A chanceler Merkel sabe que, de facto, não é só a chanceler da Alemanha; ela já é a chanceler da Europa. Por isso, quando discursa numa reunião partidária na Pomerânia do Norte-Mecklemburgo ela discursa para a Europa e comunica o seu programa político e económico a toda a Europa. Podem esbracejar e ironizar que esse programa não passa de uma mera punição calvinista em nome da Alemanha puritana e virtuosa, mas ao fazer dela o garante dos resgates europeus, o acelerar da crise transformou radicalmente a estrutura de poder europeu. A Comissão europeia esfumou-se e Durão Barroso arrasta-se num segundo mandato sem significado e sem intervenção de peso na solução da crise. Por toda a Europa, a esperança ora recai na capacidade de um Holande, Monti ou Draghi de demoverem Merkel da sua fixação de austeridade ou de que, dentro da própria Alemanha, sociais-democratas e verdes consigam recuperar o poder e congeminem finalmente um plano diferente para o saneamento da Europa.
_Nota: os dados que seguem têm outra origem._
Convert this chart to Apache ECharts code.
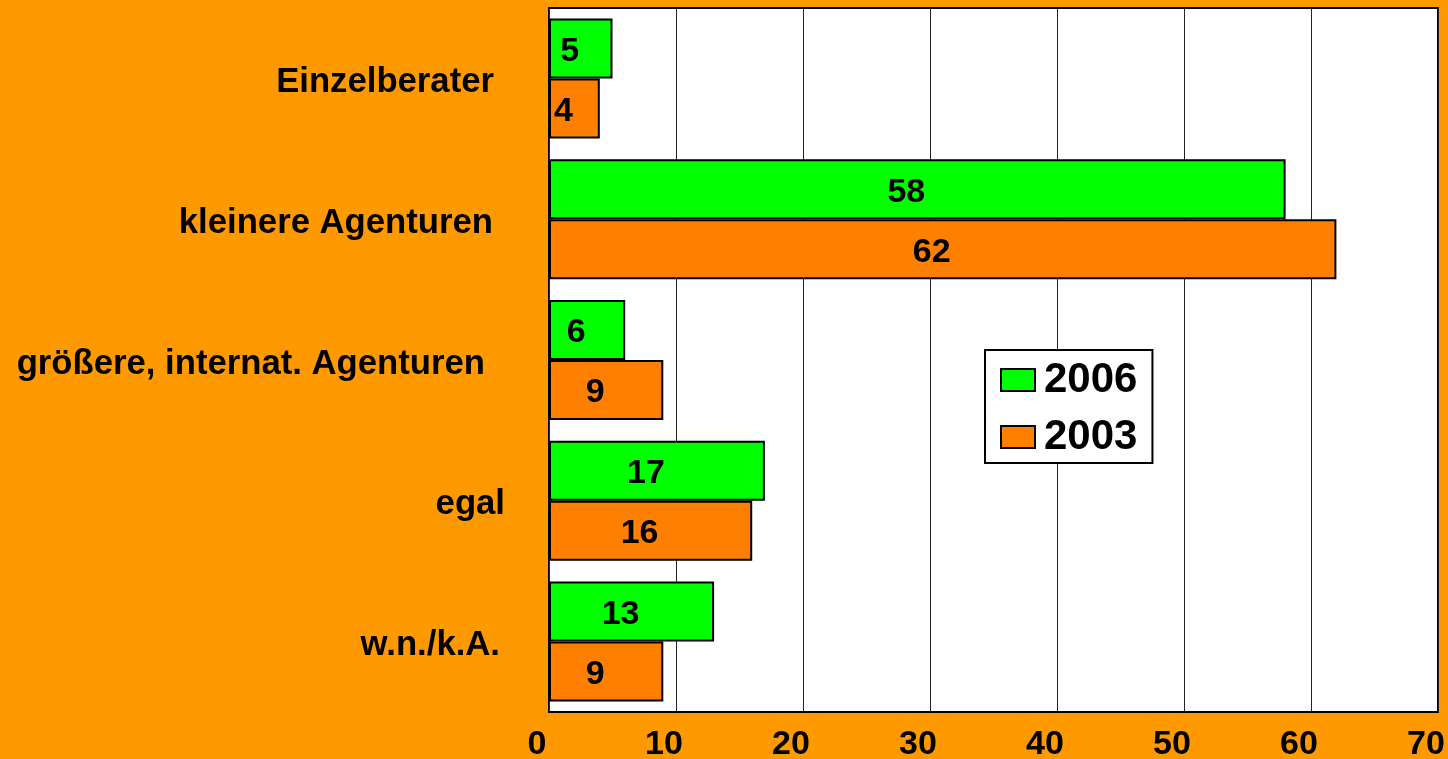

Quando a chanceler Merkel se deslocar a Portugal, dentro de dias, ela virá entronizada e representará quem manda, de facto, na Europa. As suas palavras serão ouvidas ao pormenor e os comentadores de serviço não a pouparão por não falar diretamente ao povo português, por não mostrar compaixão pelos sacrifícios feitos por todos, enfim, por não anunciar o fim da crise. O governo regional português pronunciará palavras de circunstância e apreço e os manifestantes gritarão palavras de ordem e escreverão “Merkel = fome” nas paredes e muros de Lisboa. Todos vislumbrando a chanceler como a sede do verdadeiro poder. Vem aí o federalismo, com o seu cortejo de vencedores e vencidos, tensões e paradoxos.